This
week brought us the return of Agent Carter (again filling the hiatus of
Agents of S.H.I.E.L.D.). Much of the two-hour premiere I found fun and
familiar, though I'm a bit hesitant about what seems to be this season's
overall plot.
In
the unreserved enthusiasm column, Hayley Atwell is still perfect as the
title character; she makes the show. She can handle the action and
fight choreography, she has great comic timing for the funnier moments,
she nails the more dramatic sequences, and she's incredibly nimble when
Carter has to adopt a different accent and demeanor in an undercover
persona.
What's
more, Atwell plays wonderfully off so many others in the cast. Carter
and Jarvis remain the most fun pairing on the show, and they're
potentially even more interesting now that Jarvis' wife Ana is in the
mix. What a relief that we're not going to see any petty jealousy from
Ana over this clearly platonic relationship. It paves the way for plenty
of fun in contrasting Ana's outgoing cheerfulness with Jarvis' stuffy
fastidiousness. The typical triangle is instead reserved for Carter and
Sousa (another great pairing), and Sousa's new girlfriend Violet -- and
even that may come in blessedly mild doses thanks to Atwell having still
more chemistry with new actor Reggie Austin as the scientist Wilkes. (I
don't buy that he's dead.)
Wilkes
is an interesting new presence on the show (part of why I don't believe
they've offed him already), allowing the writers to explore racism in
the 1940s in the way the first season explored sexism. Not that the
sexism angle is off the table; though Carter is now working with people
who respect her and her skills, the new character of actress/villain
Whitney Frost was used to continue portraying attitudes against women.

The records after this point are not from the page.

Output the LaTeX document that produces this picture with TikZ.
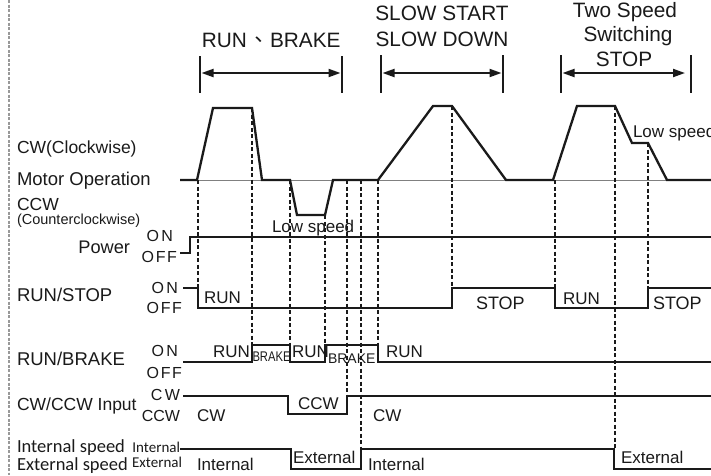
\documentclass[tikz,border=0pt]{standalone}
\usepackage{fontspec}
\setmainfont{Liberation Sans}
\newfontfamily\carl{Carlito}
\newfontfamily\tcfont{Noto Sans CJK TC}
\usetikzlibrary{arrows.meta}
\newcommand\fsz[1]{\fontsize{#1}{#1}\selectfont}
\definecolor{ink}{HTML}{1A1A1A}
\begin{document}
\begin{tikzpicture}[x=1pt,y=-1pt,
  every node/.style={inner sep=0pt,outer sep=0pt,text=ink},
  lbl/.style={anchor=base west,font=\fsz{17.5}},
  onoff/.style={anchor=base east,font=\fsz{16}},
  wl/.style={anchor=base west,font=\fsz{17}},
  ttl/.style={anchor=base,font=\fsz{20.8}},
  sig/.style={draw=ink,line width=2.3pt,line join=miter},
  vdash/.style={draw=ink,line width=1.1pt,dash pattern=on 4pt off 2.5pt},
  tick/.style={draw=ink,line width=2.6pt},
  span/.style={draw=ink,line width=2pt,{Triangle[length=12pt,width=8pt]}-{Triangle[length=12pt,width=8pt]}}]
\useasboundingbox (0,0) rectangle (711,475);
\fill[white] (0,0) rectangle (711,475);
% left border
\draw[gray!80,line width=2pt,dash pattern=on 3pt off 1.5pt] (9,0) -- (9,475);

% titles
\node[ttl,anchor=base east] (t1a) at (247,47) {RUN};
\node[ttl,font=\fsz{20.8}\tcfont] (t1c) at (259,47) {、};
\node[ttl,anchor=base west] (t1b) at (270,47) {BRAKE};
\node[ttl] (t2a) at (442,20) {SLOW START};
\node[ttl] (t2b) at (442,46) {SLOW DOWN};
\node[ttl] (t3a) at (625,17) {Two Speed};
\node[ttl] (t3b) at (628,41.5) {Switching};
\node[ttl] (t3c) at (624,66) {STOP};

% span arrows
\draw[tick] (200,56) -- (200,93);
\draw[tick] (342,56) -- (342,93);
\draw[tick] (381,55) -- (381,93);
\draw[tick] (503,55) -- (503,93);
\draw[tick] (561,55) -- (561,93);
\draw[tick] (691,55) -- (691,93);
\draw[span] (201.5,73) -- (340.5,73);
\draw[span] (382.5,73) -- (501.5,73);
\draw[span] (562.5,73) -- (685,73);

% left labels
\node[lbl] (l1) at (17,153) {CW(Clockwise)};
\node[lbl,font=\fsz{18.5}] (l2) at (17,185) {Motor Operation};
\node[lbl] (l3) at (17,210) {CCW};
\node[lbl,font=\fsz{14.5}] (l4) at (17,224) {(Counterclockwise)};
\node[lbl,anchor=base east,font=\fsz{18.2}] (l5) at (130,253) {Power};
\node[lbl,font=\fsz{18.5}] (l6) at (17,301) {RUN/STOP};
\node[lbl,font=\fsz{18.5}] (l7) at (17,365) {RUN/BRAKE};
\node[lbl] (l8) at (17,410) {CW/CCW Input};
\node[lbl,font=\fsz{18.5}\carl] (l9) at (17,452) {Internal speed};
\node[lbl,font=\fsz{18.5}\carl] (l10) at (17,470) {External speed};

% on/off labels
\node[onoff] (p1) at (173,241) {O\kern2.5pt N};
\node[onoff] (p2) at (177,262) {O\kern2pt F\kern1.5pt F};
\node[onoff] (r1) at (178,293) {O\kern2.5pt N};
\node[onoff] (r2) at (182,313) {O\kern2pt F\kern1.5pt F};
\node[onoff] (b1) at (178,356) {O\kern2.5pt N};
\node[onoff] (b2) at (182,378) {O\kern2pt F\kern1.5pt F};
\node[onoff] (c1) at (180,400) {C\kern2.5pt W};
\node[onoff] (c2) at (180,421) {CCW};
\node[onoff,font=\fsz{15}\carl] (s1) at (180,452) {Internal};
\node[onoff,font=\fsz{15}\carl] (s2) at (182,467) {External};

% motor operation
\draw[gray,line width=1pt] (180,180) -- (711,180);
\draw[sig] (180,180) -- (197,180) -- (213,108) -- (252,108) -- (262,180) -- (290,180)
  -- (297,215) -- (325,215) -- (333,180) -- (378,180) -- (433,106) -- (452,106)
  -- (506,180) -- (553,180) -- (577,106) -- (615,106) -- (632,143) -- (648,143)
  -- (667,180) -- (711,180);
\node[wl] (ls1) at (272,232) {Low speed};
\node[wl] (ls2) at (633,137) {Low speed};

% power
\draw[sig] (180,253) -- (190,253) -- (190,237) -- (711,237);
% run/stop
\draw[sig] (183,288) -- (198,288) -- (198,308) -- (452,308) -- (452,288) -- (555,288)
  -- (555,308) -- (648,308) -- (648,288) -- (711,288);
\node[wl] (rs1) at (204,303) {RUN};
\node[wl,font=\fsz{18}] (rs2) at (476,309) {STOP};
\node[wl] (rs3) at (563,304) {RUN};
\node[wl,font=\fsz{18}] (rs4) at (653,309) {STOP};
% run/brake
\draw[sig] (183,362) -- (252,362) -- (252,345) -- (290,345) -- (290,362) -- (325,362)
  -- (325,345) -- (378,345) -- (378,362) -- (711,362);
\node[wl] (rb1) at (213,357) {RUN};
\node[wl,font=\fsz{14},xscale=0.8] (rb2) at (252.5,361.5) {BRAKE};
\node[wl] (rb3) at (292,357) {RUN};
\node[wl,font=\fsz{14}] (rb4) at (328,363) {BRAKE};
\node[wl] (rb5) at (386,357) {RUN};
% cw/ccw
\draw[sig] (183,396) -- (288,396) -- (288,414) -- (347,414) -- (347,396) -- (711,396);
\node[wl] (cc1) at (197,421) {CW};
\node[wl] (cc2) at (298,409) {CCW};
\node[wl] (cc3) at (373,421) {CW};
% internal/external
\draw[sig] (180,449) -- (291,449) -- (291,469) -- (361,469) -- (361,449) -- (614,449)
  -- (614,469) -- (711,469);
\node[wl] (ie1) at (197,470) {Internal};
\node[wl] (ie2) at (293,463) {External};
\node[wl] (ie3) at (368,470) {Internal};
\node[wl] (ie4) at (621,463) {External};

% dashed verticals
\draw[vdash] (198,180) -- (198,288);
\draw[vdash] (252,108) -- (252,345);
\draw[vdash] (290,180) -- (290,345);
\draw[vdash] (325,215) -- (325,345);
\draw[vdash] (347,180) -- (347,396);
\draw[vdash] (361,180) -- (361,449);
\draw[vdash] (378,180) -- (378,345);
\draw[vdash] (452,106) -- (452,288);
\draw[vdash] (555,180) -- (555,288);
\draw[vdash] (615,106) -- (615,449);
\draw[vdash] (648,143) -- (648,288);
\end{tikzpicture}
\end{document}
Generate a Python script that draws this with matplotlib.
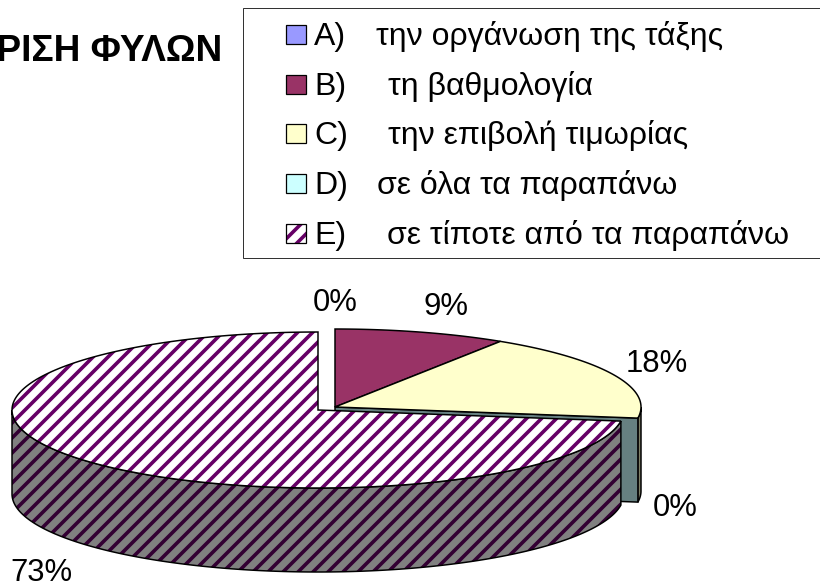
# 3D looking pie with exploded last slice, drawn on a pixel sized axes
import numpy as np
import matplotlib
matplotlib.use('Agg')
import matplotlib.pyplot as plt
from matplotlib.patches import Polygon, Rectangle

plt.rcParams['font.family'] = ['Liberation Sans', 'DejaVu Sans']
plt.rcParams['hatch.linewidth'] = 2.9

# data
letters = ['A)', 'B)', 'C)', 'D)', 'E)']
answers = ['την οργάνωση της τάξης', 'τη βαθμολογία', 'την επιβολή τιμωρίας',
           'σε όλα τα παραπάνω', 'σε τίποτε από τα παραπάνω']
values = [0, 1, 2, 0, 8]
pct_labels = ['0%', '9%', '18%', '0%', '73%']
colors = ['#9999ff', '#993366', '#ffffcc', '#ccffff', '#ffffff']

# label positions, picture pixels
text_x = [376, 388, 388, 377, 387]
pct_xy = [(335, 311), (446, 315), (657, 372), (675, 516), (41, 581)]
legend_y = [35, 85, 134, 184, 234]

# pie geometry, picture pixels
cx, cy = 335, 407
rx, ry = 306, 78
depth = 84
ex_cx, ex_cy = 318, 410

# dpi 90 gives the 15 px stripe spacing of the hatch
fig = plt.figure(figsize=(820 / 90, 582 / 90), dpi=90)
ax = fig.add_axes([0, 0, 1, 1])
ax.set_xlim(0, 820)
ax.set_ylim(582, 0)
ax.axis('off')

# angles clockwise from the top
edges = np.cumsum([0] + values) / sum(values) * 2 * np.pi


def rim(x0, y0, a, b):
    t = np.linspace(a, b, 200)
    return np.column_stack([x0 + rx * np.sin(t), y0 - ry * np.cos(t)])


def hatched(pts, face, hatch_col, z):
    ax.add_patch(Polygon(pts, closed=True, facecolor=face, edgecolor=hatch_col,
                         hatch='//', lw=0, zorder=z))
    ax.add_patch(Polygon(pts, closed=True, fill=False, edgecolor='black', lw=1.2, zorder=z + 0.1))


# C outer wall, seen on the right
a, b = np.pi / 2, edges[3]
top = rim(cx, cy, a, b)
wall = np.vstack([top, top[::-1] + [0, depth]])
ax.add_patch(Polygon(wall, closed=True, facecolor='#808066', edgecolor='black', lw=1.2, zorder=1))

# cut face of the D slice
end = rim(cx, cy, edges[3], edges[3])[0]
face = [(cx, cy), end, end + [0, depth], (cx, cy + depth)]
ax.add_patch(Polygon(face, closed=True, facecolor='#668080', edgecolor='black', lw=1.2, zorder=1.5))

# tops of B and C
for i in [1, 2]:
    pts = np.vstack([[cx, cy], rim(cx, cy, edges[i], edges[i + 1])])
    ax.add_patch(Polygon(pts, closed=True, facecolor=colors[i], edgecolor='black', lw=1.2, zorder=2))

# exploded E slice, wall first and then the top
top = rim(ex_cx, ex_cy, edges[4], 3 * np.pi / 2)
wall = np.vstack([top, top[::-1] + [0, depth]])
hatched(wall, '#808080', '#330033', 3)
pts = np.vstack([[ex_cx, ex_cy], rim(ex_cx, ex_cy, edges[4], edges[5])])
hatched(pts, colors[4], '#660066', 4)

# percent labels
for (x, y), s in zip(pct_xy, pct_labels):
    ax.text(x, y, s, fontsize=24.8, ha='center', va='baseline', color='black')

# title, runs off the left edge in the source
ax.text(222, 61, 'ΔΙΑΚΡΙΣΗ ΦΥΛΩΝ', fontsize=29.6, fontweight='bold',
        ha='right', va='baseline', color='black')

# legend box, no right border inside the picture
ax.add_patch(Rectangle((243, 8), 620, 250, facecolor='white', edgecolor='#333333', lw=0.8, zorder=5))
for i in range(len(letters)):
    y = legend_y[i]
    if i == 4:
        ax.add_patch(Rectangle((286, y - 10), 20, 19, facecolor=colors[i], edgecolor='#660066',
                               hatch='//', lw=0, zorder=6))
    else:
        ax.add_patch(Rectangle((286, y - 10), 20, 19, facecolor=colors[i], lw=0, zorder=6))
    ax.add_patch(Rectangle((286, y - 10), 20, 19, fill=False, edgecolor='black', lw=1, zorder=6.1))
    ax.text(314, y + 10, letters[i], fontsize=25.6, va='baseline', color='black', zorder=7)
    ax.text(text_x[i], y + 10, answers[i], fontsize=25.6, va='baseline', color='black', zorder=7)

fig.savefig('out.png', dpi=90)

Indeed, in this season's new Hollywood context, those attitudes (sadly)
don't even come off very dated.
Where
I'm not on board yet with the new season is the more supernaturally
based story of "zero matter" and its weird properties to consume,
flash-freeze, and what-not. The X-Files revival is just days away, and
Supernatural is still part of my regular viewing (it still manages many
good episodes, even in season 11). I'm just not sure if this shift in
tone on Agent Carter is filling a void in my entertainment. And at the
moment at least, I feel like it's asking my memory to be better than it
is. When we saw the hovering, morphing blob of zero matter, I recalled
seeing something like that way back in season 1 of Agents of
S.H.I.E.L.D. Where it last swallowed up a guy, I think? Never to be
heard from again? Unless it was meant to be the same "monolith material"
that transported Simmons to the alien planet in this season's story
line? Am I supposed to already be clear on all these questions? I'm not.